Le procès des présumés auteurs du putsch manqué de septembre 2015, malgré toutes les embûches de procédures soulevées par les avocats de la défense, est entré dans la phase très attendue des auditions. Petit à petit, les choses se précisent sur qui a fait quoi et qui a dit de faire quoi. En attendant l’audition des Généraux Gilbert Diendéré et Djibrill Bassolé, l’audition des seconds couteaux du putsch permet de mettre en lumière deux évidences.
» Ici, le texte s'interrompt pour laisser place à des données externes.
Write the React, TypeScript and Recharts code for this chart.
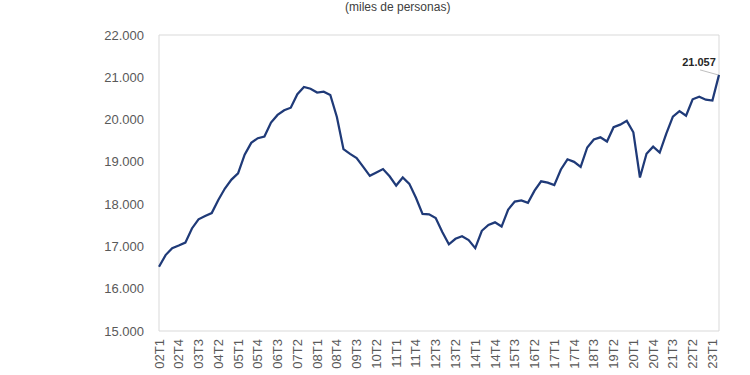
import React from 'react';
import { LineChart, Line, XAxis, YAxis, ReferenceArea, LabelList } from 'recharts';

// trimestres 2002T1 - 2023T2
const quarters = [
  '02T1', '02T2', '02T3', '02T4', '03T1', '03T2', '03T3', '03T4',
  '04T1', '04T2', '04T3', '04T4', '05T1', '05T2', '05T3', '05T4',
  '06T1', '06T2', '06T3', '06T4', '07T1', '07T2', '07T3', '07T4',
  '08T1', '08T2', '08T3', '08T4', '09T1', '09T2', '09T3', '09T4',
  '10T1', '10T2', '10T3', '10T4', '11T1', '11T2', '11T3', '11T4',
  '12T1', '12T2', '12T3', '12T4', '13T1', '13T2', '13T3', '13T4',
  '14T1', '14T2', '14T3', '14T4', '15T1', '15T2', '15T3', '15T4',
  '16T1', '16T2', '16T3', '16T4', '17T1', '17T2', '17T3', '17T4',
  '18T1', '18T2', '18T3', '18T4', '19T1', '19T2', '19T3', '19T4',
  '20T1', '20T2', '20T3', '20T4', '21T1', '21T2', '21T3', '21T4',
  '22T1', '22T2', '22T3', '22T4', '23T1', '23T2'
];

// ocupados, miles de personas
const employed = [
  16520, 16795, 16960, 17020, 17090, 17425, 17640, 17720,
  17790, 18100, 18370, 18580, 18730, 19170, 19450, 19560,
  19600, 19930, 20110, 20220, 20280, 20600, 20770, 20730,
  20640, 20660, 20580, 20060, 19300, 19190, 19090, 18880,
  18670, 18750, 18830, 18660, 18440, 18630, 18480, 18150,
  17770, 17760, 17670, 17340, 17050, 17180, 17240, 17150,
  16960, 17370, 17510, 17570, 17470, 17870, 18060, 18090,
  18030, 18320, 18540, 18510, 18450, 18820, 19060, 19000,
  18880, 19340, 19530, 19580, 19480, 19820, 19880, 19970,
  19700, 18630, 19190, 19360, 19220, 19670, 20070, 20200,
  20090, 20480, 20540, 20470, 20450, 21057
];

const yTicks = [15000, 16000, 17000, 18000, 19000, 20000, 21000, 22000];

const data = quarters.map((q, i) => ({ q, v: employed[i] }));

const fmt = (n: number) => String(n).replace(/\B(?=(\d{3})+(?!\d))/g, '.');

const FONT = '"Liberation Sans", Arial, sans-serif';

const XTick = ({ x, y, payload }: any) => (
  <text
    x={x}
    y={y}
    transform={`rotate(-90 ${x} ${y})`}
    textAnchor="end"
    dominantBaseline="central"
    fontSize={13}
    fontFamily={FONT}
    fill="#595959"
  >
    {payload.value}
  </text>
);

const EndLabel = ({ x, y, index, value }: any) => {
  if (index !== employed.length - 1) return null;
  return (
    <g>
      <line x1={x - 19} y1={y - 5} x2={x - 1} y2={y} stroke="#bfbfbf" strokeWidth={1} />
      <text
        x={x - 20}
        y={y - 9}
        textAnchor="middle"
        fontSize={11}
        fontWeight="bold"
        fontFamily={FONT}
        fill="#262626"
      >
        {fmt(value)}
      </text>
    </g>
  );
};

export default function App() {
  return (
    <div style={{ position: 'absolute', left: 0, top: 0, width: 750, height: 375, background: '#fff', fontFamily: FONT }}>
      <div
        style={{
          position: 'absolute',
          left: 345,
          width: 100,
          top: 0,
          textAlign: 'center',
          fontSize: 12,
          lineHeight: '14px',
          color: '#404040',
          whiteSpace: 'nowrap'
        }}
      >
        (miles de personas)
      </div>
      <LineChart width={750} height={375} data={data} margin={{ top: 35, right: 22, left: 0, bottom: 0 }}>
        <ReferenceArea y1={15000} y2={22000} fill="none" stroke="#d9d9d9" strokeWidth={1} />
        <XAxis
          dataKey="q"
          interval={2}
          height={44}
          padding={{ left: 3, right: 9 }}
          axisLine={false}
          tickLine={false}
          tickSize={0}
          tickMargin={8}
          tick={<XTick />}
        />
        <YAxis
          domain={[15000, 22000]}
          ticks={yTicks}
          width={156}
          axisLine={false}
          tickLine={false}
          tickSize={0}
          tickMargin={12}
          tickFormatter={fmt}
          tick={{ fill: '#595959', fontSize: 13, fontFamily: FONT }}
        />
        <Line
          type="linear"
          dataKey="v"
          stroke="#1f3a78"
          strokeWidth={2.25}
          dot={false}
          isAnimationActive={false}
        >
          <LabelList dataKey="v" content={<EndLabel />} />
        </Line>
      </LineChart>
    </div>
  );
}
La première, c’est le clanisme dans l’armée, sous la transition. Entre le clan du Premier ministre Zida, le clan du Général Diendéré et celui du Général Bassolé, l’atmosphère était délétère au point où c’était à celui qui dégainera le premier qui l’emportait. Et, la tentative de putsch en est la parfaite illustration : un camp a voulu neutraliser l’autre. Le hic dans le scénario, c’est que les auteurs ont sous-estimé le changement des temps et un peuple qui n’était plus prêt à se soumettre à une dictature corporatiste, malgré l’habillage politique que l’on a tenté après d’en faire. La seconde évidence, c’est qu’au sein de notre armée ou, du moins, du régiment de sécurité présidentielle, la notion de grade n’avait pas grande signification.
Les débats à l’audience ont montré qu’un subalterne pouvait enjoindre ou transmettre à un supérieur un ordre venant de qui de droit, sans que les ordres suivent la voie hiérarchique normale.
Certains accusés ont tenté d’expliquer cette «anarchie» en lien avec la situation que traversait le RSP en son temps, notamment la guerre des clans et la menace de sa dissolution. N’était-ce pas là le chant du cygne d’un régiment en perte de vitesse? Ce procès, quel que soit le sort de chacun des accusés, sonne comme la seconde mort pour le RSP, en attendant le grand oral du Général Diendéré. Il a déjà assumé la responsabilité du putsch ; reste à savoir s’il acceptera de plonger seul.